● TASK GOAL:
Look through the data below. Collect every line where the word "this" occurs.

[start]

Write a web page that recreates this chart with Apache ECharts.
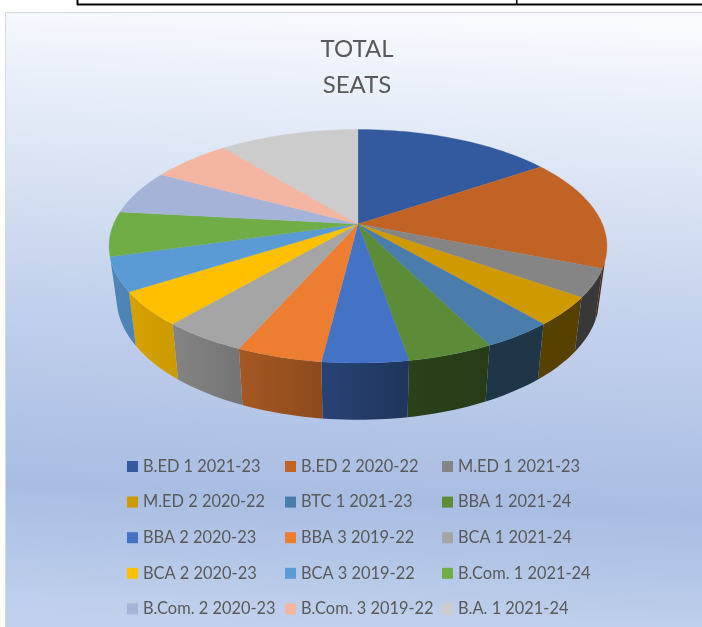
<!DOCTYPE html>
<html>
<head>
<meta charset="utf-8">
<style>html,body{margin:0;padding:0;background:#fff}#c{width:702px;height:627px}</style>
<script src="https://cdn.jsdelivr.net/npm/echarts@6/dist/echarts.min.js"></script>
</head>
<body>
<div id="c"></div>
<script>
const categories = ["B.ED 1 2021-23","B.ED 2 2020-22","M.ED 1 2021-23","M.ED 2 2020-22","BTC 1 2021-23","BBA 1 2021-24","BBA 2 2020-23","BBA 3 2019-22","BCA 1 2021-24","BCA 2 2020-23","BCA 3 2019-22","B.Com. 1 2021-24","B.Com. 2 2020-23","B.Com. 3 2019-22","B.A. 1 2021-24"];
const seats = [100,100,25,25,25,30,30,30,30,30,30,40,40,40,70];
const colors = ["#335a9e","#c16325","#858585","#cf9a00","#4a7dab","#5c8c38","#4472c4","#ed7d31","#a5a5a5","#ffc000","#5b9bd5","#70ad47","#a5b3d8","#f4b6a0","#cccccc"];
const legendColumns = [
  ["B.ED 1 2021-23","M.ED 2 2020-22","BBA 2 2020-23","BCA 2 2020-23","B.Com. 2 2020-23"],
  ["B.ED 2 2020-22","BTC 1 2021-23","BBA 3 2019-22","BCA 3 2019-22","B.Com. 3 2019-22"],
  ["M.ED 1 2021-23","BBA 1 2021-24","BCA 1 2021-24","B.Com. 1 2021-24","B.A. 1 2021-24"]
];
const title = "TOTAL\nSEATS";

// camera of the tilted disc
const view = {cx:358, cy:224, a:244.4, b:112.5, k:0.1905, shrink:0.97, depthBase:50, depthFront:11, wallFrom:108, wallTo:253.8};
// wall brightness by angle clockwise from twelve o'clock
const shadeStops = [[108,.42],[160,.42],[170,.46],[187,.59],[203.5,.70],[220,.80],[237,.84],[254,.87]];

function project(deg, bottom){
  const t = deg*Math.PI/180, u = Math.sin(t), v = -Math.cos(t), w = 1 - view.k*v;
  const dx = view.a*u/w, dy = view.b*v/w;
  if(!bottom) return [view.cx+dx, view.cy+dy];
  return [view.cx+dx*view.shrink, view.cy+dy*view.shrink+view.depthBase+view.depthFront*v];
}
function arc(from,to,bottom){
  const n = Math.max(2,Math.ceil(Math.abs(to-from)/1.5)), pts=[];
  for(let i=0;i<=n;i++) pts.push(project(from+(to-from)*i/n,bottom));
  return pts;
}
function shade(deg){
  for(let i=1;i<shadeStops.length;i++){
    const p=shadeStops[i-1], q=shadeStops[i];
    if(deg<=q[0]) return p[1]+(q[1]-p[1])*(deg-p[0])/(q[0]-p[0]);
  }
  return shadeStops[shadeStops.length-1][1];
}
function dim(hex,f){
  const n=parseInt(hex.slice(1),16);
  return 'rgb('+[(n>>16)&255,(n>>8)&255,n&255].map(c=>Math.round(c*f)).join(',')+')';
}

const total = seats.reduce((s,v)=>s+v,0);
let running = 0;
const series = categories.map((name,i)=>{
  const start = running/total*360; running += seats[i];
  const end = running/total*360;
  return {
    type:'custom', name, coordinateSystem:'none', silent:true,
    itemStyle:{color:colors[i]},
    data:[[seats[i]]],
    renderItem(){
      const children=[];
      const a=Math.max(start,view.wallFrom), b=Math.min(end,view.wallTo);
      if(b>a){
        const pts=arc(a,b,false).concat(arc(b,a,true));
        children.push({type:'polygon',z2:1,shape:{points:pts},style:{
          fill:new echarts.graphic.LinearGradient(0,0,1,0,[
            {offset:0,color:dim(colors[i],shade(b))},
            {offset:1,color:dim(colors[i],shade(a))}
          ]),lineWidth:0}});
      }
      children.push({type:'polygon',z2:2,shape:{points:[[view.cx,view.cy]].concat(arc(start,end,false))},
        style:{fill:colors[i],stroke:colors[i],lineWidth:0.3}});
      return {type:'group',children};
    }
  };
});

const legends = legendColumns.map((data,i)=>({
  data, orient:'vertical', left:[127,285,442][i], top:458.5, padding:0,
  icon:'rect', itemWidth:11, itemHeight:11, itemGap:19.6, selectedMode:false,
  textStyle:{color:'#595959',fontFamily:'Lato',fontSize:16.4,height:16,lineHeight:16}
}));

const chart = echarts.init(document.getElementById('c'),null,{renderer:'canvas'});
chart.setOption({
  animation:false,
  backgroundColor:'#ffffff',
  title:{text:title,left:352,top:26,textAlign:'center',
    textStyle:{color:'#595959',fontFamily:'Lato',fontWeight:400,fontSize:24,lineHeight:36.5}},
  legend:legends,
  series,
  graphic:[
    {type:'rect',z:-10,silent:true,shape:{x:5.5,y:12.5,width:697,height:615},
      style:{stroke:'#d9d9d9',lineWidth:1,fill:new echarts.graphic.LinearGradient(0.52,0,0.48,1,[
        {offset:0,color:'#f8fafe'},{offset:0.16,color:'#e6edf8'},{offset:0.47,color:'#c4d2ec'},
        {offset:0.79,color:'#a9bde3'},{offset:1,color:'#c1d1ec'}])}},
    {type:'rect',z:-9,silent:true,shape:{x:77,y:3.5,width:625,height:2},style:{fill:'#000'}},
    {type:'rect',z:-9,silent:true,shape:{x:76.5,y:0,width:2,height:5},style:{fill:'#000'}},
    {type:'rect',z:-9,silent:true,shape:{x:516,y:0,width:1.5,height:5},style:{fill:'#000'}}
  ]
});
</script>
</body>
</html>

[end]
[start]

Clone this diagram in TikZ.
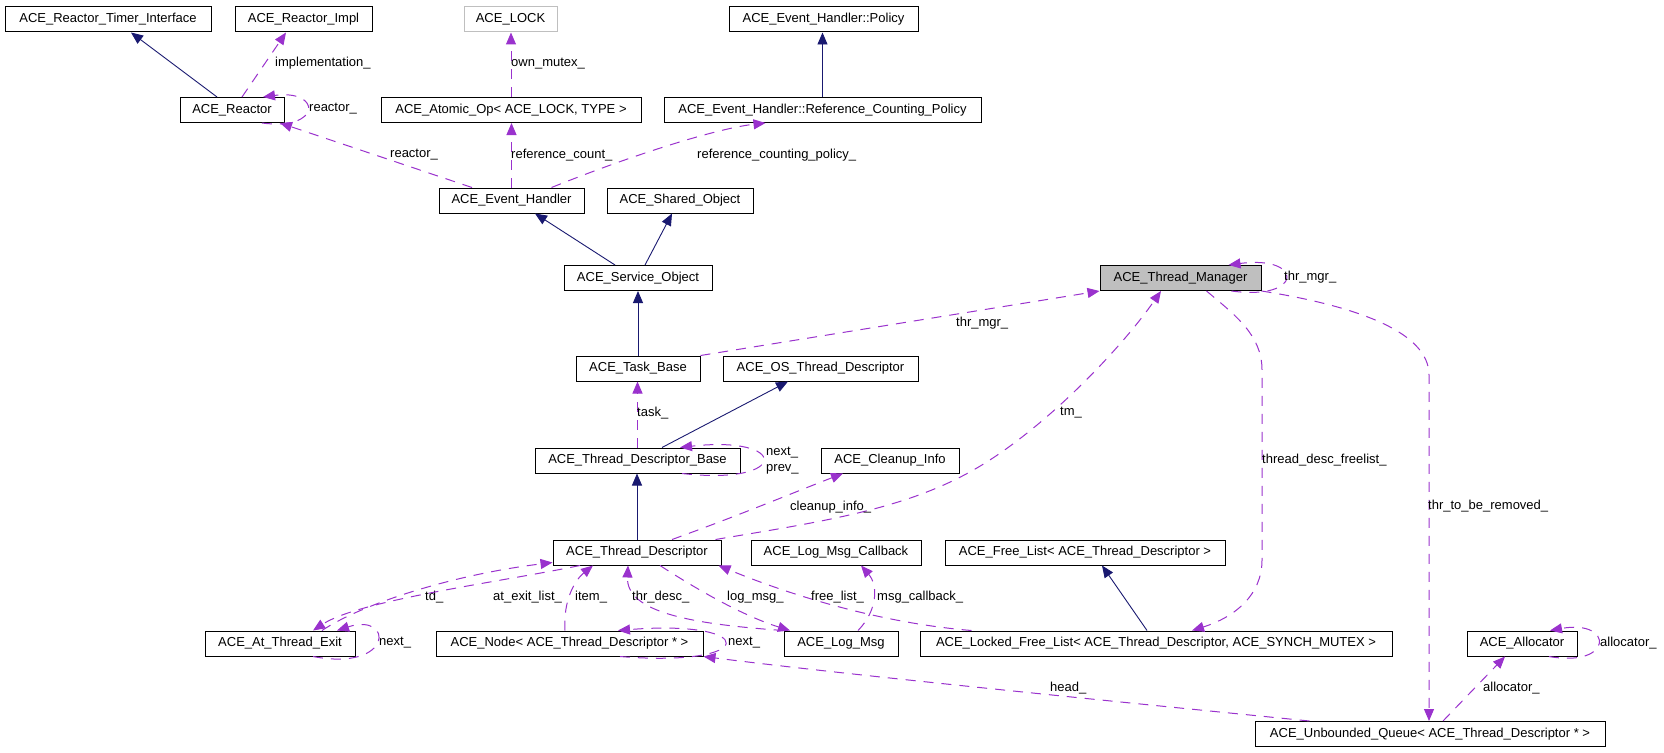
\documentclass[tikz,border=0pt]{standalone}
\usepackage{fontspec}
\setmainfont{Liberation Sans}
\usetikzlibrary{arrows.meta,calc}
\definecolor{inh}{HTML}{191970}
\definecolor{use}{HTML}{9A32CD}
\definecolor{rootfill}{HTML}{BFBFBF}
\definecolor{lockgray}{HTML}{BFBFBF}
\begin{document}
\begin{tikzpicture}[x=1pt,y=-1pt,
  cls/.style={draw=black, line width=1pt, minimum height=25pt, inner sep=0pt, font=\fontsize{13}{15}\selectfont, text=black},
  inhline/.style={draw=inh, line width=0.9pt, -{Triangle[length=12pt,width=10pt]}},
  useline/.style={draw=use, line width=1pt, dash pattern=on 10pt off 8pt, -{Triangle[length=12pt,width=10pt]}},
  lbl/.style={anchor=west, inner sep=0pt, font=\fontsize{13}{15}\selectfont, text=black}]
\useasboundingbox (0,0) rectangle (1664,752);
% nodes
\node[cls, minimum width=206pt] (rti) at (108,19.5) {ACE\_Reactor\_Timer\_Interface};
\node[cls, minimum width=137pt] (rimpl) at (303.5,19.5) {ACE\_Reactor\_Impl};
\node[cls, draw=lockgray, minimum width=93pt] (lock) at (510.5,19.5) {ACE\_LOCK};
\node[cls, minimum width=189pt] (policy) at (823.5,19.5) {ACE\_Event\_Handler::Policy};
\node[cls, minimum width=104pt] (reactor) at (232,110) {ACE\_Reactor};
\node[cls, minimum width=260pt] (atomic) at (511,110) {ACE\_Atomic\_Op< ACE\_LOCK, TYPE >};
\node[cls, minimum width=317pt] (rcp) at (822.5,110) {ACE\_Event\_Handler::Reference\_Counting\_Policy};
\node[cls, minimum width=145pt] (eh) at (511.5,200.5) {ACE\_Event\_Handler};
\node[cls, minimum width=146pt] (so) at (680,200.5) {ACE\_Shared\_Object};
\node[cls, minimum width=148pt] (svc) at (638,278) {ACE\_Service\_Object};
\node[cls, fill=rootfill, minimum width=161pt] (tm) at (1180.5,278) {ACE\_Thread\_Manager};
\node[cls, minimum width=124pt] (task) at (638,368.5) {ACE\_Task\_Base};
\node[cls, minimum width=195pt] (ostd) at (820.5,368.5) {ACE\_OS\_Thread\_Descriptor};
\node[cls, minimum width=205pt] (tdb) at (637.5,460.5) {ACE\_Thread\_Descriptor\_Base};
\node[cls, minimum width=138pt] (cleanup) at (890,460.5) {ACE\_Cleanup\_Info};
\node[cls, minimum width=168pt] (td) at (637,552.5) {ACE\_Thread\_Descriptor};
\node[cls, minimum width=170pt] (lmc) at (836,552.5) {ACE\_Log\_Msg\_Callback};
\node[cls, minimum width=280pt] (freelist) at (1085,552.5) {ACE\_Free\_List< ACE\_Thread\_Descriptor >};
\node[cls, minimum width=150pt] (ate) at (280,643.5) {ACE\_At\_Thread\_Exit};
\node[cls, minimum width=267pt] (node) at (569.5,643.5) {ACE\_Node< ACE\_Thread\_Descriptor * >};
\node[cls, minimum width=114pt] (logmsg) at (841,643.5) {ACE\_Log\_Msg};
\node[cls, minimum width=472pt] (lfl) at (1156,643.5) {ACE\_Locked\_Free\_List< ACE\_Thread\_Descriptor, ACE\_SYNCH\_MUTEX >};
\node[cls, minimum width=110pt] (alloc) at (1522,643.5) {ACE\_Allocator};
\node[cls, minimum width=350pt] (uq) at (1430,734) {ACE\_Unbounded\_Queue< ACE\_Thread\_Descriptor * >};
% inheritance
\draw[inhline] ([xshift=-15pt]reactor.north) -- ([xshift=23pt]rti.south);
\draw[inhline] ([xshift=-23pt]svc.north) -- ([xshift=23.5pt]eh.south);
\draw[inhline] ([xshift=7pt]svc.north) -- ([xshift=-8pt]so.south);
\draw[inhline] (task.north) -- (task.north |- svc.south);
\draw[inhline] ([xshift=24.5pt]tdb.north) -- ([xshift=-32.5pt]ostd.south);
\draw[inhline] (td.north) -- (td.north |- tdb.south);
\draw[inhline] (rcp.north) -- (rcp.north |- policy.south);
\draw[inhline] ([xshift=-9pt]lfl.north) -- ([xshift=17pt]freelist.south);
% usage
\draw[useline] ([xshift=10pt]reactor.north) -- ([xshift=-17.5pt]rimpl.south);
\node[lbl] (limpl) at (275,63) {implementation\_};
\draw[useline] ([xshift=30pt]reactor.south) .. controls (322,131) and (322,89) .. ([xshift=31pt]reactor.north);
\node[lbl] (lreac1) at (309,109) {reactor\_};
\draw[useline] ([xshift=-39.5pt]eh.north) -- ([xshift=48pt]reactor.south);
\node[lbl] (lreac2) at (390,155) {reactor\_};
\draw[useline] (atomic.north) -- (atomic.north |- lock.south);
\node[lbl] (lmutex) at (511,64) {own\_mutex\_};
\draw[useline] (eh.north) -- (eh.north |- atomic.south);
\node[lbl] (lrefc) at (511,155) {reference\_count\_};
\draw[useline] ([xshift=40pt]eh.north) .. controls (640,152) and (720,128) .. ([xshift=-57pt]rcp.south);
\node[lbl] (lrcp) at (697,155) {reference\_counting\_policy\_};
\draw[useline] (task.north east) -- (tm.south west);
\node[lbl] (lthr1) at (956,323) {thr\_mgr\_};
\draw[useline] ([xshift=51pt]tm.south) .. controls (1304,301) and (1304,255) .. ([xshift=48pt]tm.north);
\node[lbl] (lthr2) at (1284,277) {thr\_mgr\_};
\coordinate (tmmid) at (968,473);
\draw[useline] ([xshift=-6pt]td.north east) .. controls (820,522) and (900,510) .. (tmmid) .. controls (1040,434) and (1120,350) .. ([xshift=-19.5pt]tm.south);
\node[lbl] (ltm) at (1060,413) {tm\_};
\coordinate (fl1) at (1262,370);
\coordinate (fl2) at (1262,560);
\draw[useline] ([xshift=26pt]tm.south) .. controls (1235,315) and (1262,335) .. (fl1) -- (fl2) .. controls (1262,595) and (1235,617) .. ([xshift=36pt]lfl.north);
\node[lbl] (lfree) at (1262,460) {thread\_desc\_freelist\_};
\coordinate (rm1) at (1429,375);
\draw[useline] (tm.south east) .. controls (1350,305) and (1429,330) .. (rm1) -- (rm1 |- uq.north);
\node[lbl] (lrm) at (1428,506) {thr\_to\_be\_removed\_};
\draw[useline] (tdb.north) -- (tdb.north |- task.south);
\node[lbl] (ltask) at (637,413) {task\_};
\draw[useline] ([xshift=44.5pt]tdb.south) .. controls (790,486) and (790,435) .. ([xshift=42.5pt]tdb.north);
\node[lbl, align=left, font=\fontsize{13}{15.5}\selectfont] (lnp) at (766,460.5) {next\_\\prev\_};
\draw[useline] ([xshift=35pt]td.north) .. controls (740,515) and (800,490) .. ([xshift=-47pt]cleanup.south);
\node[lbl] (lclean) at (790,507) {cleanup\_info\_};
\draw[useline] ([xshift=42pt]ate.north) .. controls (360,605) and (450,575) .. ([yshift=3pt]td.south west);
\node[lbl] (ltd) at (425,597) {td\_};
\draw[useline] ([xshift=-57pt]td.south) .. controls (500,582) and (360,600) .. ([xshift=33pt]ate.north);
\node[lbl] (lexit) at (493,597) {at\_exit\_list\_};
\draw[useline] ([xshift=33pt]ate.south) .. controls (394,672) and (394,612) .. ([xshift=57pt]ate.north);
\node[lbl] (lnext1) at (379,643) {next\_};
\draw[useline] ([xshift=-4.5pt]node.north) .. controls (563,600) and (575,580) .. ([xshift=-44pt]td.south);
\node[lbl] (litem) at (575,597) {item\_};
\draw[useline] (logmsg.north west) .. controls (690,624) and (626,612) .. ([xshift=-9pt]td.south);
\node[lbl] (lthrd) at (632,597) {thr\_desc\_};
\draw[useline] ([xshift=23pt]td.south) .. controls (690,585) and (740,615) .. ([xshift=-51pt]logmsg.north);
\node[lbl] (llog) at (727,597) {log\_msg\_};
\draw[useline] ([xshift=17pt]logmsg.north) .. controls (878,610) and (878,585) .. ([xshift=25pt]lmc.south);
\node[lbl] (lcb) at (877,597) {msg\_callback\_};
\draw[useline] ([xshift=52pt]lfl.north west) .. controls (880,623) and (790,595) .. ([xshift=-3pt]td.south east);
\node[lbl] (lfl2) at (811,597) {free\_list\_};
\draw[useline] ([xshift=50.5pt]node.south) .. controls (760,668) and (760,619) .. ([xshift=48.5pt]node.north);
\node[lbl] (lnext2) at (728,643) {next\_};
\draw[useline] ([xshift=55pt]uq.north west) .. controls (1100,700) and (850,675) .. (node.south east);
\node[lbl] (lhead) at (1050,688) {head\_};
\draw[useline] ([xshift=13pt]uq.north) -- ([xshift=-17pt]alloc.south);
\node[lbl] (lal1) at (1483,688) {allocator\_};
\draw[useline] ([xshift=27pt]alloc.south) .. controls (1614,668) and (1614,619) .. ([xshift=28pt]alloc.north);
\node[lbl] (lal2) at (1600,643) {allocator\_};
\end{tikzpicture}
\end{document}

[end]

● CORRECT RESULT:
Write a web page that recreates this chart with Apache ECharts.
Clone this diagram in TikZ.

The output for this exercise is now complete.